Very little is known on the distribution, abundance and conservation threats of Hooded Vulture in Ethiopia. Short term studies however reflect Ethiopia has large number of Hooded vultures and may be considered as the most important country for the conservation of Hooded and other vulture species. This study will provide substantial information on the density, reproductive success and conservation threats of hooded vultures in the capital Addis Ababa and four surrounding cities which will provide an important base line to guide the conservation effort of the species.
The distribution pattern and density will be estimated from road-side transect counts and visiting potential areas, dump sites and abattoirs. Nesting sites will be identiﬁed from extensive survey with clues from the sites where the vultures are sighted. Satellite image will also be used to narrow down search area on the potential sites to forest patches, sacred places and recreational parks. For the breeding success, examining the egg parameters and ﬂedging success will be examined through camera traps. Habitat type preferred for nesting sites, nest building materials and distance from potential feeding (abattoirs and main dumpsites) and roosting sites will be studied.

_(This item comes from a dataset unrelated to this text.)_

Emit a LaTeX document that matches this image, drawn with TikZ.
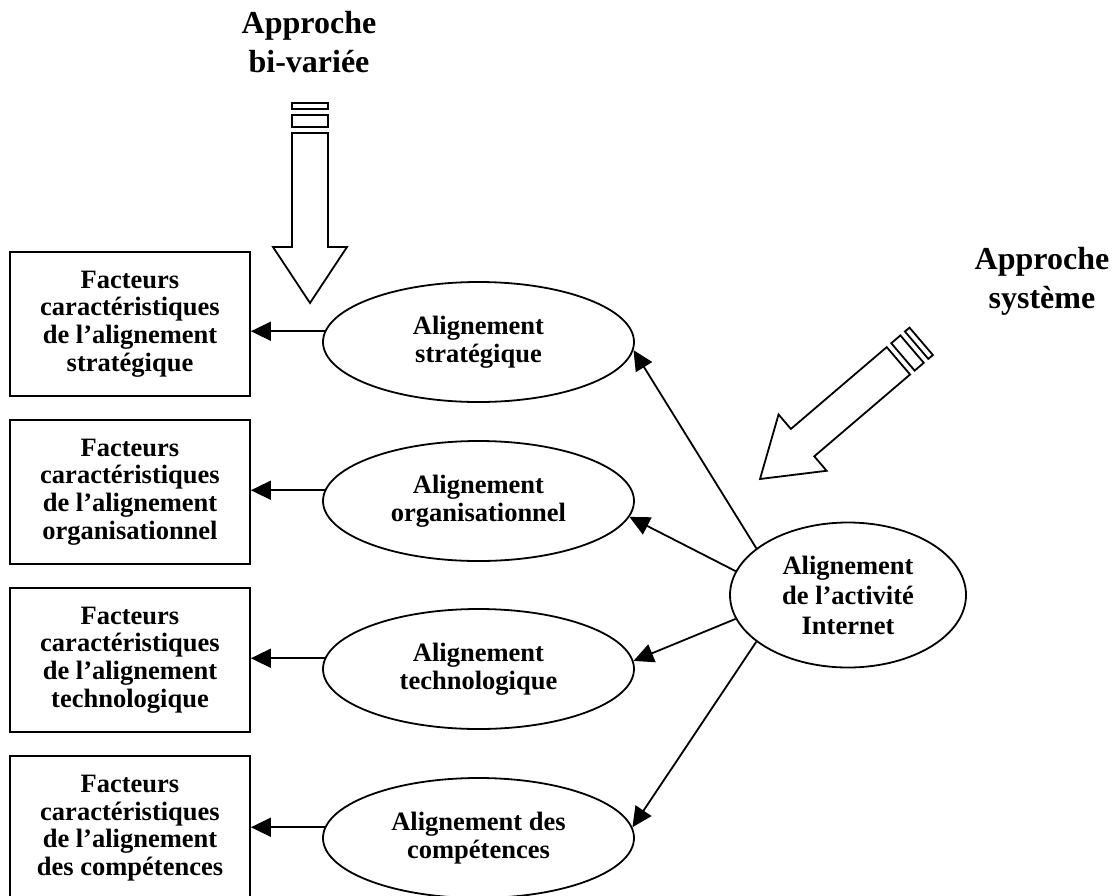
\documentclass[tikz,border=0pt]{standalone}
\usepackage{fontspec}
\setmainfont{Liberation Serif}
\usetikzlibrary{shapes.geometric,arrows.meta}

\tikzset{
	trait/.style={line width=1.8pt},
	facteur/.style={trait, draw, rectangle, minimum width=240pt, minimum height=144pt, inner sep=0pt, align=center, font=\bfseries\fontsize{26.5}{27.7}\selectfont},
	dimension/.style={trait, draw, ellipse, minimum width=311pt, minimum height=120pt, inner sep=0pt, align=center, font=\bfseries\fontsize{26.5}{28.5}\selectfont},
	titre/.style={inner sep=0pt, align=center, font=\bfseries\fontsize{32}{39}\selectfont},
	fleche/.style={trait, -{Triangle[length=20pt,width=19pt]}}
}

\newcommand{\grossefleche}[1]{%
	\draw[trait] (0,0) -- (-37,-56) -- (-18,-56) -- (-18,-#1) -- (18,-#1) -- (18,-56) -- (37,-56) -- cycle;
	\draw[trait] (-18,{-#1-6}) rectangle (18,{-#1-18});
	\draw[trait] (-18,{-#1-24}) rectangle (18,{-#1-30});
}

\begin{document}
\begin{tikzpicture}[x=1pt,y=-1pt]
	\useasboundingbox (0,0) rectangle (1114,895);

	\node[titre] (bivariee) at (309,42) {Approche\\bi-variée};
	\node[titre] (systeme) at (1042,281) {Approche\\système};

	\begin{scope}[shift={(310,303)}]
		\grossefleche{170}
	\end{scope}
	\begin{scope}[shift={(760,479)},rotate=-49.5]
		\grossefleche{182}
	\end{scope}

	\node[facteur] (f1) at (130,324) {Facteurs\\caractéristiques\\de l’alignement\\stratégique};
	\node[facteur] (f2) at (130,492) {Facteurs\\caractéristiques\\de l’alignement\\organisationnel};
	\node[facteur] (f3) at (130,660) {Facteurs\\caractéristiques\\de l’alignement\\technologique};
	\node[facteur] (f4) at (130,828) {Facteurs\\caractéristiques\\de l’alignement\\des compétences};

	\node[dimension] (s1) at (478.5,342) {Alignement\\stratégique};
	\node[dimension] (s2) at (478.5,501) {Alignement\\organisationnel};
	\node[dimension] (s3) at (478.5,669) {Alignement\\technologique};
	\node[dimension] (s4) at (478.5,838) {Alignement des\\compétences};

	\node[dimension, minimum width=236pt, minimum height=145pt, font=\bfseries\fontsize{26.5}{30}\selectfont] (internet) at (848,595) {Alignement\\de l’activité\\Internet};

	\draw[fleche] (s1.176) -- (s1.176 -| f1.east);
	\draw[fleche] (s2.176) -- (s2.176 -| f2.east);
	\draw[fleche] (s3.176) -- (s3.176 -| f3.east);
	\draw[fleche] (s4.176) -- (s4.176 -| f4.east);

	\draw[fleche] (internet.153) -- (s1.-3);
	\draw[fleche] (internet.168) -- (s2.-6);
	\draw[fleche] (internet.192) -- (s3.3);
	\draw[fleche] (internet.207) -- (s4.4);
\end{tikzpicture}
\end{document}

Throughout the study period, we will carefully observe if two or more hooded vulture died in a given place (typical feature of poising). In addition, we will carry out questioner survey in selected of villages surrounding Addis Ababa. Farmers who lost their livestock by carnivore predators usually poison the carcass to eliminate the carnivore predators which also poison Hooded vultures. Hence, our target villages for this study will be with good number of livestock, high density of predator carnivores and hooded vultures.